## Given request
In this exercise, print only the lines of the records below from the one with "Generate a component" through the one with "import * as d3", inclusive. Pictures are not part of the copy.

## Record set
■ ■ ■ ■ ■ ■ ■

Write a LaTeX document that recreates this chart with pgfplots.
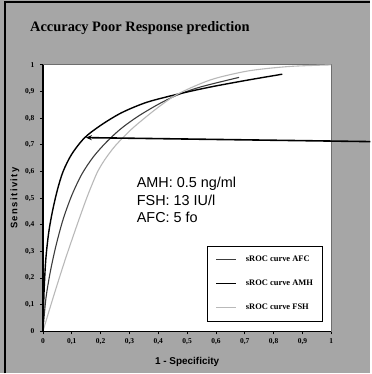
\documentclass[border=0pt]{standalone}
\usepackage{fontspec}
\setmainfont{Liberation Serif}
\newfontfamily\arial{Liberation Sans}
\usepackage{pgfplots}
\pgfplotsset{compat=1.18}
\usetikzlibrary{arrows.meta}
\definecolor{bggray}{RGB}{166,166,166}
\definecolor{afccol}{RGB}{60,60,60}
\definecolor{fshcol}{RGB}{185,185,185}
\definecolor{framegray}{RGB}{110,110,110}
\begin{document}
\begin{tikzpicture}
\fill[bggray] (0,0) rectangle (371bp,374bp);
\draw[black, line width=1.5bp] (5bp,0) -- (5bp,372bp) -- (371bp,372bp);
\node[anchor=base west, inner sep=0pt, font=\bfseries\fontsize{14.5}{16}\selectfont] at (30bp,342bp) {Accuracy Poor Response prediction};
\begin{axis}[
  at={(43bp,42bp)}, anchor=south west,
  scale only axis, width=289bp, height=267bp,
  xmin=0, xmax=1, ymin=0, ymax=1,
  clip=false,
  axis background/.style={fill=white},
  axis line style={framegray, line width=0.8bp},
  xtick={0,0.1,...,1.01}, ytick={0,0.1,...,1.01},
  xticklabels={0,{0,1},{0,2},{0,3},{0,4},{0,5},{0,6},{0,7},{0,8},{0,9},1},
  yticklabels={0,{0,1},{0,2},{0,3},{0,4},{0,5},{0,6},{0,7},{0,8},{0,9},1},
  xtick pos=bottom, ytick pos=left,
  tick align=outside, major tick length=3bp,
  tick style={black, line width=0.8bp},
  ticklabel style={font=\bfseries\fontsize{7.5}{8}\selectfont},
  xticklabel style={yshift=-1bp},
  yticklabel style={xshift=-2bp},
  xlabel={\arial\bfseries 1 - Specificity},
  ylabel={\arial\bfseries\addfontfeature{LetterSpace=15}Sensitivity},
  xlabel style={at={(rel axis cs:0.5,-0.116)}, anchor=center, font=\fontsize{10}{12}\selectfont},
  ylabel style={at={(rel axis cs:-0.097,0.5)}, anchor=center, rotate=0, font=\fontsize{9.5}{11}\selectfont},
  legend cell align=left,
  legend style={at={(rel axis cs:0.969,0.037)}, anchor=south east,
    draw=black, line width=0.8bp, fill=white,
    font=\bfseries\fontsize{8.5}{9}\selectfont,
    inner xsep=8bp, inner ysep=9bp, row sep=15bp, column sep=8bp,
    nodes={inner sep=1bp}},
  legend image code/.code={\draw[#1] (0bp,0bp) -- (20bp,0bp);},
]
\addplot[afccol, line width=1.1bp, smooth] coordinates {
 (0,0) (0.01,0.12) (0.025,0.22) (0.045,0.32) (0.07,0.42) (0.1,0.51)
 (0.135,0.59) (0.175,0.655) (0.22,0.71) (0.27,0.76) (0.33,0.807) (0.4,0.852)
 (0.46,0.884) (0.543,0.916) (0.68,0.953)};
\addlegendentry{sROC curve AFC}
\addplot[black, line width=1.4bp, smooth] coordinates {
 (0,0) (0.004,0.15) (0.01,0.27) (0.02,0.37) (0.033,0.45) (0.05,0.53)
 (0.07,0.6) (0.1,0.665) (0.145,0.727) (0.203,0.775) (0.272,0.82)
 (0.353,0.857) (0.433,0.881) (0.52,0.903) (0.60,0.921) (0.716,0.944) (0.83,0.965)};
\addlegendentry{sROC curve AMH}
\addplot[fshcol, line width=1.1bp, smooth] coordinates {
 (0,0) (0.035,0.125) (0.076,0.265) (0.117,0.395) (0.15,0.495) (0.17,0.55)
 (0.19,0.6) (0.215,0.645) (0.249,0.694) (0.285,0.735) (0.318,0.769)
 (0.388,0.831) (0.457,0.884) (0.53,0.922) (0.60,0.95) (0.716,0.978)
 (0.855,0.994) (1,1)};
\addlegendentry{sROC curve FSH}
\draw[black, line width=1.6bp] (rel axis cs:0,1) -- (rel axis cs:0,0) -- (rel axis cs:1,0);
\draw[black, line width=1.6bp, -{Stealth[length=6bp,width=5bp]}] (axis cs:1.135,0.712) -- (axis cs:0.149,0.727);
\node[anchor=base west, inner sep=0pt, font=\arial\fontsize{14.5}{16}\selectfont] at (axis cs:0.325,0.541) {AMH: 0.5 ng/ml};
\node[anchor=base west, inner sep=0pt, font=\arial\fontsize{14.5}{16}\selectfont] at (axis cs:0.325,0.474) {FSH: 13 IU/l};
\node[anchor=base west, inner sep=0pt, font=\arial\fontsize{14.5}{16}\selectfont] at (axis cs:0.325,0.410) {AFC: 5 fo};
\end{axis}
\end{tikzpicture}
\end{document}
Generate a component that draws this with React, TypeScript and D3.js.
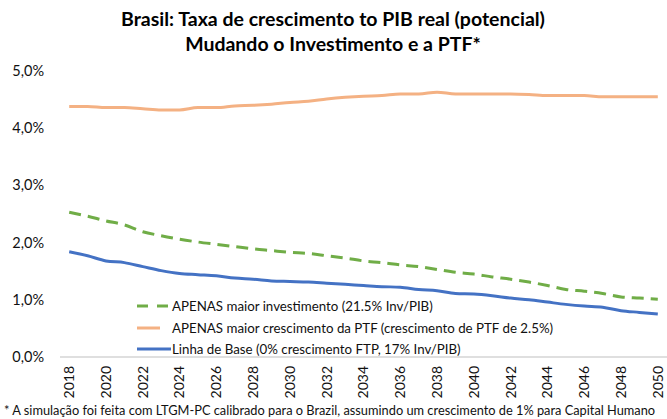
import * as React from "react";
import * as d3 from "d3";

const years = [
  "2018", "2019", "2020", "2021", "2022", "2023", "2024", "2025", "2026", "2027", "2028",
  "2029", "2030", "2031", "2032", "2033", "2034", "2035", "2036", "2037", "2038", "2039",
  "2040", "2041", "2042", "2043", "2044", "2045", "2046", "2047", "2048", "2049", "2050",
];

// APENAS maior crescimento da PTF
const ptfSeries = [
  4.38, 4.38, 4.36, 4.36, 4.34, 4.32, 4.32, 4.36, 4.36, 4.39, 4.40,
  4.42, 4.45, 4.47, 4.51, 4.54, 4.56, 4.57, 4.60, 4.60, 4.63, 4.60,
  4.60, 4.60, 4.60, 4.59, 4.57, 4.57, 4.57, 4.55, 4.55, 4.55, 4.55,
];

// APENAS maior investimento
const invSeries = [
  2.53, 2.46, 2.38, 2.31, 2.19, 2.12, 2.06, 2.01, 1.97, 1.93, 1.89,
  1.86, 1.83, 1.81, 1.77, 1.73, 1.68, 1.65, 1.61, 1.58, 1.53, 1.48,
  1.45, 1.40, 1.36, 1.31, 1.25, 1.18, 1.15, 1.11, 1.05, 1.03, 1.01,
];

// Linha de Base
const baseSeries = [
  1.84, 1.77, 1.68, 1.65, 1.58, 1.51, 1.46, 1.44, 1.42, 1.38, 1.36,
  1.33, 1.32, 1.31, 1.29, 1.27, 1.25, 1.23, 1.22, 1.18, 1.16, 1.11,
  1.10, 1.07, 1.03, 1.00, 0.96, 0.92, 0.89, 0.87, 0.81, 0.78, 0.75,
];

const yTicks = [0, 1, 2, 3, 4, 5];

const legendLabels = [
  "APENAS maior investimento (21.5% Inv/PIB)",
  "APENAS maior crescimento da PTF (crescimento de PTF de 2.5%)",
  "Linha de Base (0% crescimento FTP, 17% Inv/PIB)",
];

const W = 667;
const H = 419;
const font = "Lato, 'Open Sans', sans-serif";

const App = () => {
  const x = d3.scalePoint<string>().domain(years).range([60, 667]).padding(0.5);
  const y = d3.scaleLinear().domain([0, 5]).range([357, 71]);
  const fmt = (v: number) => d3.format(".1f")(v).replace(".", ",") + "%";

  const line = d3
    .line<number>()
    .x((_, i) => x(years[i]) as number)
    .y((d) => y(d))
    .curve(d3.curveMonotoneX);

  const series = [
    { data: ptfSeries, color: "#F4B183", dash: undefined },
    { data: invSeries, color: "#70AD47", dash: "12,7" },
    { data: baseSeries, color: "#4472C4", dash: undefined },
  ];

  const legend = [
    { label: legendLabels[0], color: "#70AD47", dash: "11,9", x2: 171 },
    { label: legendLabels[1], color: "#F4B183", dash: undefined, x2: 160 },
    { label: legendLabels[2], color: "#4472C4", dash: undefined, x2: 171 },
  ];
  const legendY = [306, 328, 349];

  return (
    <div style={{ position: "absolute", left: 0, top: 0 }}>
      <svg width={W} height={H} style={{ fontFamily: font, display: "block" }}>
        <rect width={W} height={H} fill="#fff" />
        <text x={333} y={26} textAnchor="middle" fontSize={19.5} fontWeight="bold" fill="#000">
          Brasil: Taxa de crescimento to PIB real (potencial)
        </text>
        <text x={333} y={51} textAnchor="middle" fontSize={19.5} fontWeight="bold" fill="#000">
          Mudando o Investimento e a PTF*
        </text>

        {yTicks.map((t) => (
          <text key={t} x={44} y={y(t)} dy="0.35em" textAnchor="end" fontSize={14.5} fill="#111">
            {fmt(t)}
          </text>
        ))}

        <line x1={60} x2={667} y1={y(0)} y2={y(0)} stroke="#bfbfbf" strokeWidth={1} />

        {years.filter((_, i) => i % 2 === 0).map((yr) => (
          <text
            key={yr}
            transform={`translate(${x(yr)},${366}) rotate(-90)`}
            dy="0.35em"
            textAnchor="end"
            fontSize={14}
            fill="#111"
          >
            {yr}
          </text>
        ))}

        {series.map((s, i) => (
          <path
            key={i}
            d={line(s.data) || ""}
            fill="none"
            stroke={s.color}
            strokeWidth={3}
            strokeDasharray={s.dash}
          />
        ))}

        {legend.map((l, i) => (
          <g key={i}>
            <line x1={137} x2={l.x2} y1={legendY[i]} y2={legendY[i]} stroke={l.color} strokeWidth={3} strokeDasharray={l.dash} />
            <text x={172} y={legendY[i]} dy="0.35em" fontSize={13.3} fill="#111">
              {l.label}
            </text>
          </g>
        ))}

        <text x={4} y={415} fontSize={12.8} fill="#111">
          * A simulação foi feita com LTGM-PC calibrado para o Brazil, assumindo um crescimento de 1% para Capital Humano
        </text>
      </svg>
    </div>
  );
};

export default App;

■ ■ ■ ■ ■ ■ ■

## Answer for the task
Generate a component that draws this with React, TypeScript and D3.js.
import * as React from "react";
import * as d3 from "d3";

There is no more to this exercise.